*Problem to work on*
Quote verbatim the span of lines that begins the listing below and closes with the line containing "(0,0) rectangle (1435,740);".

*Supplied data*
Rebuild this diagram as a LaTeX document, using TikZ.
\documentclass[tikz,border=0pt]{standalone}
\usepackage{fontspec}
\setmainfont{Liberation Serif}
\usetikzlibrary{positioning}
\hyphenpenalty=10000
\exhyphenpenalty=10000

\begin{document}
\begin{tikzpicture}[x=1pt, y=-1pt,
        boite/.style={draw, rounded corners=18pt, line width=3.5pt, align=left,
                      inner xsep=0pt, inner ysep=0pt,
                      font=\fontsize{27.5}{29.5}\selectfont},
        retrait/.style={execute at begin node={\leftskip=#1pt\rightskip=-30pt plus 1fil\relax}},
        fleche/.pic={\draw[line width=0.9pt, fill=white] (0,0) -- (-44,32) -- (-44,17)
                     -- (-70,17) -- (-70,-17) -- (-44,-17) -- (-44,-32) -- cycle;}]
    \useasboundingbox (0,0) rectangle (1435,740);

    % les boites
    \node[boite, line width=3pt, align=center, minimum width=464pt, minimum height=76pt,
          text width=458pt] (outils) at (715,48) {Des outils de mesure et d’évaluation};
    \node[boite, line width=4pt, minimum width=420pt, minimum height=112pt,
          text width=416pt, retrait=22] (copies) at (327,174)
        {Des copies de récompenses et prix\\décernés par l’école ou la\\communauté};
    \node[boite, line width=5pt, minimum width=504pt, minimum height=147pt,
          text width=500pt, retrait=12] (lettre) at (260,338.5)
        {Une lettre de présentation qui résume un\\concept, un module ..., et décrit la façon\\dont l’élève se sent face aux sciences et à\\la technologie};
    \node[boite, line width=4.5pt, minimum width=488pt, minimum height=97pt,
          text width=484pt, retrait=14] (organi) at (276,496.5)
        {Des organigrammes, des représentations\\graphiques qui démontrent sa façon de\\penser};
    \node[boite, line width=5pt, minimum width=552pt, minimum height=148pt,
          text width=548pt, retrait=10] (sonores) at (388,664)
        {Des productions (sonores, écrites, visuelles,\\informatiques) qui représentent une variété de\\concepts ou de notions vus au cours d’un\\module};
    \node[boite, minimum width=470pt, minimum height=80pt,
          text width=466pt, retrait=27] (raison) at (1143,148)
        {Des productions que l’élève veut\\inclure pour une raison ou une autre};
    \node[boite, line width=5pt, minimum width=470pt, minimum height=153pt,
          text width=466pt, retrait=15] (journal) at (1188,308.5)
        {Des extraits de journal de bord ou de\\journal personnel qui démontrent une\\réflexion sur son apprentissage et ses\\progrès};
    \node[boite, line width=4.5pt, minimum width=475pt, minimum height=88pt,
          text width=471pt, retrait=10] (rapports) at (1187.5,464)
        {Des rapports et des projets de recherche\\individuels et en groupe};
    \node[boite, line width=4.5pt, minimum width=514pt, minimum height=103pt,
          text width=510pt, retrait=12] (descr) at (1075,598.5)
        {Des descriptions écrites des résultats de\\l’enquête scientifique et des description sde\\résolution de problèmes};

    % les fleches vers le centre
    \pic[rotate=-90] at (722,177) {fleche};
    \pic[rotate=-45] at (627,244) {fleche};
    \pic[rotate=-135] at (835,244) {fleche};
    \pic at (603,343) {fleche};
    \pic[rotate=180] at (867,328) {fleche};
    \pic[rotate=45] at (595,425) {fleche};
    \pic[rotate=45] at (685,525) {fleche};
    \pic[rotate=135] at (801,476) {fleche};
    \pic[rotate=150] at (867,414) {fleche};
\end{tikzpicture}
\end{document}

*Written response*
Rebuild this diagram as a LaTeX document, using TikZ.
\documentclass[tikz,border=0pt]{standalone}
\usepackage{fontspec}
\setmainfont{Liberation Serif}
\usetikzlibrary{positioning}
\hyphenpenalty=10000
\exhyphenpenalty=10000

\begin{document}
\begin{tikzpicture}[x=1pt, y=-1pt,
        boite/.style={draw, rounded corners=18pt, line width=3.5pt, align=left,
                      inner xsep=0pt, inner ysep=0pt,
                      font=\fontsize{27.5}{29.5}\selectfont},
        retrait/.style={execute at begin node={\leftskip=#1pt\rightskip=-30pt plus 1fil\relax}},
        fleche/.pic={\draw[line width=0.9pt, fill=white] (0,0) -- (-44,32) -- (-44,17)
                     -- (-70,17) -- (-70,-17) -- (-44,-17) -- (-44,-32) -- cycle;}]
    \useasboundingbox (0,0) rectangle (1435,740);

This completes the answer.